## Given material
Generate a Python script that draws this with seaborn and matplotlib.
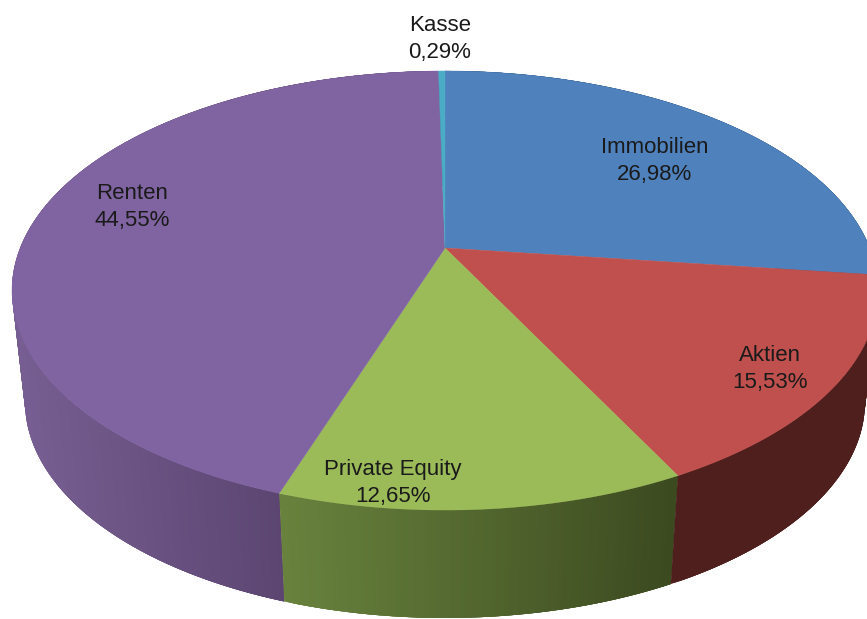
import numpy as np
import matplotlib
matplotlib.use("Agg")
import matplotlib.pyplot as plt
import matplotlib.colors as mc
from matplotlib.path import Path
from matplotlib.transforms import Transform
import seaborn as sns

categories = ["Immobilien", "Aktien", "Private Equity", "Renten", "Kasse"]
shares = [26.98, 15.53, 12.65, 44.55, 0.29]
top_colors = ["#4F81BD", "#C0504D", "#9BBB59", "#8064A2", "#4BACC6"]
wall_light = ["#2F4D71", "#4F1F1E", "#68823D", "#775E92", "#2D6776"]
wall_dark = ["#2F4D71", "#4F1F1E", "#3C4A20", "#5B4570", "#2D6776"]
wall_x_from = [445, 670, 285, 25, 440]
wall_x_to = [867, 867, 670, 285, 445]
label_xy = [(655, 161), (770, 369), (393, 483), (132, 207), (440, 39)]

sns.set_theme(style="white")
plt.rcParams["font.family"] = ["Liberation Sans", "DejaVu Sans"]


class Perspective(Transform):
    """Projects the unit pie disc onto the picture plane."""
    input_dims = output_dims = 2

    def __init__(self, cx, cy, a, b, k):
        super().__init__()
        self.cx, self.cy, self.a, self.b, self.k = cx, cy, a, b, k

    def transform_non_affine(self, xy):
        xy = np.asarray(xy, float)
        w = 1 + self.k * xy[:, 1]
        return np.column_stack([self.cx + self.a * xy[:, 0] / w,
                                self.cy - self.b * xy[:, 1] / w])

    def transform_path_non_affine(self, path):
        fine = Path(path.vertices * 2000, path.codes).to_polygons()[0] / 2000
        return Path(self.transform_non_affine(fine), closed=True)


top_rim = Perspective(445, 248, 424.8, 211.3, 0.1936)
low_rim = Perspective(445, 360, 412.0, 208.0, 0.1936)

fig = plt.figure(figsize=(8.67, 6.19), dpi=100, facecolor="white")
ax = fig.add_axes([0, 0, 1, 1])
wedges, _ = ax.pie(shares, colors=top_colors, startangle=90, counterclock=False,
                   wedgeprops={"linewidth": 0.3})
ax.set_aspect("auto")
ax.set_xlim(0, 867)
ax.set_ylim(619, 0)
ax.axis("off")

layer = {0: 1, 4: 0, 3: 2, 2: 3, 1: 4}
for i, w in enumerate(wedges):
    w.set_edgecolor(top_colors[i])
    w.set_transform(top_rim + ax.transData)
    w.set_zorder(5)
    # side wall: overlapping strips, each one painted over the previous, so no seams appear
    n = max(2, int(abs(w.theta2 - w.theta1) * 2))
    th = np.radians(np.linspace(w.theta1, w.theta2, n))
    unit = np.column_stack([np.cos(th), np.sin(th)])
    up = top_rim.transform_non_affine(unit)
    lo = low_rim.transform_non_affine(unit)
    c0 = np.array(mc.to_rgb(wall_light[i]))
    c1 = np.array(mc.to_rgb(wall_dark[i]))
    for j in range(n - 1):
        e = min(j + 4, n - 1)
        t = np.clip((up[j, 0] + lo[j, 0]) / 2, wall_x_from[i], wall_x_to[i])
        t = (t - wall_x_from[i]) / (wall_x_to[i] - wall_x_from[i])
        col = c0 + (c1 - c0) * t
        quad = np.vstack([up[j:e + 1], lo[j:e + 1][::-1]])
        ax.fill(quad[:, 0], quad[:, 1], color=col, lw=0, zorder=1 + layer[i] * 0.1)

for name, val, (x, y) in zip(categories, shares, label_xy):
    ax.text(x, y, f"{name}\n{val:.2f}".replace(".", ",") + "%", ha="center", va="center",
            fontsize=16, color="#1a1a1a", linespacing=1.37, zorder=10)

fig.savefig("out.png", dpi=100, facecolor="white")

## The exercise
Omitting all pictures, restate exactly the lines of the material from its start through the line that contains "input_dims = output_dims = 2".

## Problem solution
Generate a Python script that draws this with seaborn and matplotlib.
import numpy as np
import matplotlib
matplotlib.use("Agg")
import matplotlib.pyplot as plt
import matplotlib.colors as mc
from matplotlib.path import Path
from matplotlib.transforms import Transform
import seaborn as sns

categories = ["Immobilien", "Aktien", "Private Equity", "Renten", "Kasse"]
shares = [26.98, 15.53, 12.65, 44.55, 0.29]
top_colors = ["#4F81BD", "#C0504D", "#9BBB59", "#8064A2", "#4BACC6"]
wall_light = ["#2F4D71", "#4F1F1E", "#68823D", "#775E92", "#2D6776"]
wall_dark = ["#2F4D71", "#4F1F1E", "#3C4A20", "#5B4570", "#2D6776"]
wall_x_from = [445, 670, 285, 25, 440]
wall_x_to = [867, 867, 670, 285, 445]
label_xy = [(655, 161), (770, 369), (393, 483), (132, 207), (440, 39)]

sns.set_theme(style="white")
plt.rcParams["font.family"] = ["Liberation Sans", "DejaVu Sans"]


class Perspective(Transform):
    """Projects the unit pie disc onto the picture plane."""
    input_dims = output_dims = 2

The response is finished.